Module Review: Data Modeling
Key Takeaways
- Query-First: Always start with your application queries. Map 1 Query → 1 Table.
- Partition Key: Determines which node stores the data. Must have high cardinality to avoid Hot Partitions.
- Clustering Key: Determines the sort order of data on disk. Enables efficient range queries.
- Denormalization: Duplicating data is necessary to achieve fast reads.

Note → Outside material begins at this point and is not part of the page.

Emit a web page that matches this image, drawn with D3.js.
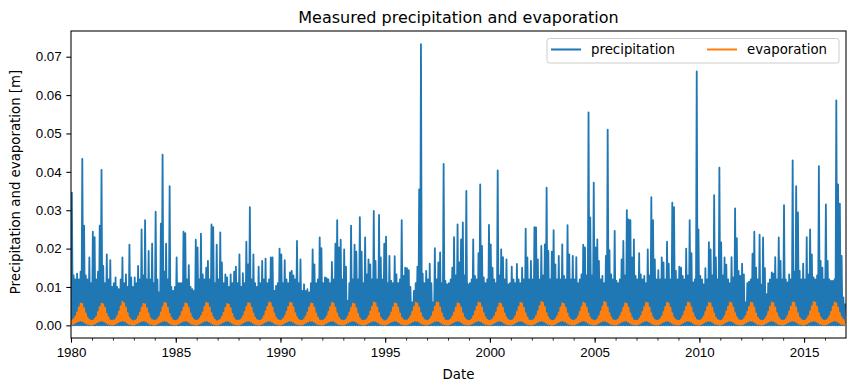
<!DOCTYPE html>
<html lang="en">
<head>
    <meta charset="UTF-8">
    <title>Measured precipitation and evaporation</title>
    <script src="https://d3js.org/d3.v7.min.js"></script>
    <style>
        body { margin: 0; background: #fff; }
        svg { display: block; font-family: "DejaVu Sans", sans-serif; }
        .axis text { font-size: 13.33px; fill: #000; }
        .axis path, .axis line { stroke: #000; stroke-width: 1.07px; }
        .axis.minor line { stroke-width: 0.8px; }
    </style>
</head>
<body>
<div id="chart"></div>
<script>
    // monthly peak precipitation, in mm (Jan 1980 onward)
    const precip1980s = [
        34.6, 13, 12, 13.5, 12, 14, 43.4, 26, 13, 12, 17.7, 11,
        24.4, 23, 12, 14, 26, 40.5, 15.5, 11, 18.5, 12, 17, 10,
        11, 12.5, 10, 9.4, 12, 17.7, 11, 13.3, 10, 21, 12.5, 10,
        12.5, 11, 15.5, 12, 25, 13, 27.4, 12, 19.4, 12, 21.3, 11,
        29.6, 12, 8.6, 26.5, 44.5, 14, 21.3, 12, 36.3, 10, 9, 10,
        17.7, 11, 11, 11, 24.4, 24, 12, 15.7, 10, 9.4, 9, 22.3,
        20.3, 12, 23.9, 13.3, 12, 15, 16.8, 12, 26.3, 25.6, 11, 21,
        12, 24.2, 16.4, 11, 13.3, 12.5, 10, 13.3, 11, 14, 15.3, 11,
        18.5, 10, 13.6, 11, 21.8, 15.9, 30.8, 12, 18.5, 11, 10, 15.3,
        11, 16.8, 12, 17.4, 11, 12, 17.7, 17.7, 9, 10.3, 11, 20
    ];
    const precip1990s = [
        18.5, 11, 17, 12, 11, 13.8, 14.2, 13, 12, 22, 11, 17.2,
        9, 10.7, 9, 9.4, 8.6, 11, 19.8, 15.9, 11, 12, 22.9, 20.1,
        11, 12.5, 12.3, 12, 11, 16.5, 12, 21.3, 27.4, 20.3, 22.3, 12,
        19.8, 15.3, 6.4, 11, 26, 12, 21, 19.2, 12, 28.2, 19.2, 11,
        22.9, 13.3, 17.2, 15.9, 12, 29.8, 16.8, 12, 28.8, 17.7, 12, 21.3,
        23.1, 11, 18.1, 11.6, 11, 18, 13.3, 11, 12, 27.4, 12.9, 15,
        14.9, 14.4, 10, 6, 9, 11, 15.3, 35.4, 73.3, 13.5, 11, 14.2,
        12, 16.1, 11, 6, 20.1, 12, 16.4, 19, 11, 42.1, 11.6, 10.7,
        11, 12, 15, 23, 13, 26.3, 16.4, 22.4, 26.8, 13, 35, 10.7,
        11, 12, 22.4, 12.9, 12, 18.8, 36.7, 20.7, 12.5, 11, 12, 26.2
    ];
    const precip2000s = [
        21.1, 15, 12, 11, 40.4, 13, 19.8, 17.8, 12, 17.2, 10.7, 11,
        15.3, 12, 11, 16, 12, 11, 15, 12, 25.2, 17.7, 12, 16.8,
        12, 25.6, 25.5, 17.2, 12, 20.7, 13, 21.1, 35.9, 19.4, 12, 19.2,
        24.8, 15.9, 12, 18.1, 12, 21.1, 12.9, 12, 26.1, 18.5, 12, 18.1,
        12, 17.8, 11, 12, 13.3, 21, 20.3, 13, 55.5, 28.1, 13, 37.2,
        20.3, 22.4, 16.8, 12, 12.9, 11, 18.1, 51, 19.6, 13.3, 12, 24.6,
        11.6, 11, 12, 17.2, 22, 13, 30, 27.6, 27.4, 17.7, 22.4, 12.9,
        12, 18.8, 13.3, 12, 12.9, 11, 19.8, 13, 33.4, 27.4, 17.2, 12,
        14.4, 12, 17.7, 16.4, 12, 21.8, 16.1, 12, 32, 30.8, 14.2, 12,
        15.3, 15, 12.9, 12, 20, 13, 27.4, 18.8, 11.2, 12, 66.2, 25
    ];
    const precip2010s = [
        12.9, 12, 10.7, 14.9, 12, 21.7, 19.8, 13, 33.9, 17.7, 12, 41.1,
        21.6, 13, 17.7, 15.8, 12, 11, 17.8, 12.5, 30.5, 22.7, 14.2, 12.9,
        16.1, 13.3, 6, 11, 11.4, 12, 18.7, 24.4, 15, 12, 23.6, 10.6,
        22.9, 14.9, 8.1, 11, 12, 13.8, 13.5, 17.8, 12, 22.9, 16.8, 12,
        31.3, 12, 11.2, 13.3, 12, 43, 14, 36.3, 29.4, 14.2, 12, 16.1,
        12, 23, 13.3, 25, 18.5, 12.5, 12, 13, 41.5, 16.8, 15, 12,
        31.5, 16.8, 12, 11.6, 11.6, 12, 58.6, 36.7, 31.7, 18.1, 7.3, 5.7
    ];

    // monthly peak evaporation, in mm
    const evap1980s = [
        1.3, 1.6, 2.3, 3.4, 4.7, 5.7, 5.6, 4.5, 3.1, 2.0, 1.4, 1.2,
        1.2, 1.7, 2.2, 3.5, 4.8, 5.7, 5.5, 4.6, 3.0, 2.1, 1.3, 1.2,
        1.3, 1.6, 2.4, 3.6, 5.0, 6.2, 5.8, 4.7, 3.2, 2.0, 1.4, 1.1,
        1.2, 1.5, 2.3, 3.3, 4.6, 5.6, 5.5, 4.5, 3.1, 1.9, 1.4, 1.2,
        1.3, 1.6, 2.2, 3.4, 4.8, 5.9, 5.7, 4.6, 3.0, 2.0, 1.3, 1.2,
        1.2, 1.6, 2.3, 3.5, 4.7, 5.8, 5.6, 4.6, 3.1, 2.0, 1.4, 1.2,
        1.3, 1.7, 2.4, 3.4, 4.8, 5.9, 5.7, 4.7, 3.2, 2.1, 1.4, 1.1,
        1.2, 1.5, 2.2, 3.3, 4.6, 5.6, 5.4, 4.5, 3.0, 1.9, 1.3, 1.2,
        1.3, 1.6, 2.3, 3.5, 4.8, 5.8, 5.7, 4.6, 3.1, 2.0, 1.4, 1.2,
        1.2, 1.6, 2.4, 3.6, 4.9, 6.0, 5.8, 4.7, 3.1, 2.0, 1.4, 1.2
    ];
    const evap1990s = [
        1.3, 1.7, 2.4, 3.5, 4.8, 5.9, 5.8, 4.7, 3.2, 2.1, 1.4, 1.2,
        1.2, 1.6, 2.3, 3.4, 4.7, 5.7, 5.6, 4.6, 3.1, 2.0, 1.3, 1.2,
        1.3, 1.6, 2.3, 3.5, 4.8, 5.9, 5.7, 4.6, 3.1, 2.0, 1.4, 1.2,
        1.2, 1.5, 2.2, 3.4, 4.6, 5.7, 5.5, 4.5, 3.0, 1.9, 1.3, 1.2,
        1.3, 1.6, 2.4, 3.6, 4.9, 6.0, 5.8, 4.7, 3.2, 2.0, 1.4, 1.1,
        1.2, 1.6, 2.3, 3.4, 4.7, 5.8, 5.6, 4.6, 3.1, 2.0, 1.4, 1.2,
        1.3, 1.7, 2.4, 3.5, 4.8, 5.9, 5.7, 4.7, 3.2, 2.1, 1.4, 1.2,
        1.2, 1.6, 2.3, 3.5, 4.9, 6.0, 5.9, 4.7, 3.1, 2.0, 1.3, 1.2,
        1.3, 1.6, 2.3, 3.4, 4.7, 5.8, 5.6, 4.6, 3.1, 2.0, 1.4, 1.2,
        1.2, 1.6, 2.4, 3.6, 4.9, 6.0, 5.8, 4.7, 3.2, 2.1, 1.4, 1.2
    ];
    const evap2000s = [
        1.3, 1.6, 2.3, 3.4, 4.7, 5.8, 5.6, 4.6, 3.1, 2.0, 1.4, 1.2,
        1.2, 1.6, 2.3, 3.5, 4.8, 5.9, 5.7, 4.6, 3.1, 2.0, 1.3, 1.2,
        1.3, 1.7, 2.4, 3.6, 5.0, 6.1, 5.9, 4.8, 3.2, 2.1, 1.4, 1.2,
        1.2, 1.6, 2.3, 3.4, 4.7, 5.8, 5.6, 4.6, 3.1, 2.0, 1.4, 1.2,
        1.3, 1.6, 2.3, 3.5, 4.8, 5.9, 5.7, 4.7, 3.1, 2.0, 1.4, 1.2,
        1.2, 1.6, 2.4, 3.6, 4.9, 6.1, 5.9, 4.7, 3.2, 2.1, 1.4, 1.2,
        1.3, 1.6, 2.3, 3.4, 4.7, 5.8, 5.6, 4.6, 3.1, 2.0, 1.3, 1.2,
        1.2, 1.7, 2.4, 3.5, 4.8, 5.9, 5.8, 4.7, 3.2, 2.0, 1.4, 1.2,
        1.3, 1.6, 2.3, 3.5, 4.8, 5.9, 5.7, 4.6, 3.1, 2.0, 1.4, 1.2,
        1.2, 1.6, 2.4, 3.6, 4.9, 6.0, 5.8, 4.7, 3.2, 2.1, 1.4, 1.2
    ];
    const evap2010s = [
        1.3, 1.6, 2.3, 3.5, 4.8, 5.9, 5.7, 4.6, 3.1, 2.0, 1.4, 1.2,
        1.2, 1.6, 2.4, 3.6, 4.9, 6.0, 5.8, 4.7, 3.2, 2.1, 1.4, 1.2,
        1.3, 1.7, 2.4, 3.5, 4.8, 5.9, 5.8, 4.7, 3.1, 2.0, 1.4, 1.2,
        1.2, 1.6, 2.3, 3.5, 4.9, 6.0, 5.8, 4.7, 3.2, 2.1, 1.4, 1.2,
        1.3, 1.6, 2.4, 3.6, 4.9, 6.0, 5.9, 4.7, 3.2, 2.0, 1.4, 1.2,
        1.2, 1.7, 2.4, 3.6, 5.0, 6.1, 5.9, 4.8, 3.2, 2.1, 1.4, 1.2,
        1.3, 1.6, 2.4, 3.5, 4.9, 6.0, 5.8, 4.7, 3.2, 2.1, 1.4, 1.2
    ];
    // daily minimum evaporation by calendar month (identical each year in the picture), mm
    const evapLowByMonth = [0.2, 0.3, 0.5, 0.8, 1.0, 1.2, 1.2, 1.0, 0.7, 0.4, 0.3, 0.2];

    const yTicks = [0, 0.01, 0.02, 0.03, 0.04, 0.05, 0.06, 0.07];
    const majorYears = [1980, 1985, 1990, 1995, 2000, 2005, 2010, 2015];
    const seriesNames = ['precipitation', 'evaporation'];
    const colors = ['#1f77b4', '#ff7f0e'];

    const W = 855, H = 392;
    const svg = d3.select('#chart').append('svg').attr('width', W).attr('height', H);

    const x = d3.scaleUtc()
        .domain([new Date(Date.UTC(1980, 0, 1)), new Date(Date.UTC(2017, 0, 1))])
        .range([71, 846]);
    const y = d3.scaleLinear().domain([-0.0033, 0.0767]).range([338, 31]);

    const precip = [].concat(precip1980s, precip1990s, precip2000s, precip2010s);
    const evap = [].concat(evap1980s, evap1990s, evap2000s, evap2010s);

    // each month: a low point at its start, then the peak mid-month
    function monthPoints(highs, lowFn) {
        const pts = [];
        highs.forEach((v, i) => {
            pts.push([new Date(Date.UTC(1980, i, 1)), lowFn(i) / 1000]);
            pts.push([new Date(Date.UTC(1980, i, 16)), v / 1000]);
        });
        return pts;
    }
    const precipPts = monthPoints(precip, () => 0);
    const evapPts = monthPoints(evap, i => evapLowByMonth[i % 12]);

    svg.append('clipPath').attr('id', 'clip')
        .append('rect').attr('x', 71).attr('y', 31).attr('width', 775).attr('height', 307);

    const line = d3.line().x(d => x(d[0])).y(d => y(d[1]));
    const plot = svg.append('g').attr('clip-path', 'url(#clip)');
    [precipPts, evapPts].forEach((pts, k) => {
        plot.append('path')
            .datum(pts)
            .attr('d', line)
            .attr('fill', 'none')
            .attr('stroke', colors[k])
            .attr('stroke-width', 1.8)
            .attr('stroke-linejoin', 'round');
    });

    // axes
    svg.append('g').attr('class', 'axis')
        .attr('transform', 'translate(71,0)')
        .call(d3.axisLeft(y).tickValues(yTicks).tickFormat(d3.format('.2f')).tickSize(4.67).tickPadding(4.67))
        .call(g => g.select('.domain').remove());

    svg.append('g').attr('class', 'axis minor')
        .attr('transform', 'translate(0,338)')
        .call(d3.axisBottom(x).tickValues(d3.range(1980, 2017).map(yr => new Date(Date.UTC(yr, 0, 1))))
            .tickFormat('').tickSize(2.67))
        .call(g => g.select('.domain').remove());

    svg.append('g').attr('class', 'axis')
        .attr('transform', 'translate(0,338)')
        .call(d3.axisBottom(x).tickValues(majorYears.map(yr => new Date(Date.UTC(yr, 0, 1))))
            .tickFormat(d3.utcFormat('%Y')).tickSize(4.67).tickPadding(4.67))
        .call(g => g.select('.domain').remove());

    // frame
    svg.append('rect')
        .attr('x', 71).attr('y', 31).attr('width', 775).attr('height', 307)
        .attr('fill', 'none').attr('stroke', '#000').attr('stroke-width', 1.07);

    // labels
    svg.append('text').attr('x', 458.5).attr('y', 23).attr('text-anchor', 'middle')
        .style('font-size', '16px').text('Measured precipitation and evaporation');
    svg.append('text').attr('x', 458.5).attr('y', 379).attr('text-anchor', 'middle')
        .style('font-size', '13.33px').text('Date');
    svg.append('text').attr('transform', 'translate(20,182) rotate(-90)').attr('text-anchor', 'middle')
        .style('font-size', '13.33px').text('Precipitation and evaporation [m]');

    // legend
    const legend = svg.append('g');
    legend.append('rect')
        .attr('x', 547).attr('y', 38.5).attr('width', 292).attr('height', 24.5).attr('rx', 2.5)
        .attr('fill', '#fff').attr('fill-opacity', 0.8).attr('stroke', '#ccc').attr('stroke-width', 1);
    const legendX = [551, 707];
    seriesNames.forEach((name, k) => {
        legend.append('line')
            .attr('x1', legendX[k]).attr('x2', legendX[k] + 30).attr('y1', 49.5).attr('y2', 49.5)
            .attr('stroke', colors[k]).attr('stroke-width', 2);
        legend.append('text')
            .attr('x', legendX[k] + 40).attr('y', 54)
            .style('font-size', '13.33px').text(name);
    });
</script>
</body>
</html>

- Write Amplification: Writing to multiple tables is cheaper than doing distributed JOINs.
Flashcards
What determines data distribution?
Tap to reveal
The Partition Key
Cassandra hashes the Partition Key to a Token, which determines which node stores the data.
What is the purpose of the Clustering Key?
Tap to reveal
Sorting & Range Queries
It sorts data within a partition, allowing for efficient range scans (e.g., time-series data).
Why do we Denormalize?
Tap to reveal
To Optimize Reads
We accept slower writes (Write Amplification) to achieve O(1) read latency without JOINs.
What is a Hot Partition?
Tap to reveal
Uneven Data Distribution
Caused by a low-cardinality Partition Key, sending too much traffic to a single node.
How do we ensure consistency across tables?
Tap to reveal
Logged Batches
Logged Batches guarantee atomicity (all-or-nothing) when updating multiple tables for denormalization.
Cheat Sheet
Primary Key Syntax
| Syntax | Partition Key | Clustering Key |
|---|---|---|
PRIMARY KEY (a) |
a |
None |
PRIMARY KEY (a, b) |
a |
b |
PRIMARY KEY ((a, b), c) |
a, b |
c |
PRIMARY KEY ((a), b, c) |
a |
b, c |
Modeling Do’s and Don’ts
| Do | Don’t |
|---|---|
| ✅ Start with Queries | ❌ Start with Tables |
| ✅ Duplicate Data | ❌ Use client-side JOINs |
| ✅ High Cardinality PK | ❌ Low Cardinality PK (e.g., Boolean) |
| ✅ Use Batches for Sync | ❌ Use Batches for Bulk Load |
| ✅ Order by Clustering Key | ❌ Order by client-side sorting |
Practice Scenario
Task: Design a schema for a “IoT Sensor Network”.
- We have thousands of sensors.
- We need to see the latest temperature for a specific sensor.
- We need to see all temperature readings for a specific sensor for a specific day.
Solution:
CREATE TABLE sensor_readings_by_day (
sensor_id uuid,
date date,
recorded_at timestamp,
temperature decimal,
PRIMARY KEY ((sensor_id, date), recorded_at)
) WITH CLUSTERING ORDER BY (recorded_at DESC);
- Partition Key:
(sensor_id, date)- Ensures that a single partition doesn’t grow indefinitely. Each day is a new partition. - Clustering Key:
recorded_at- Sorts readings chronologically.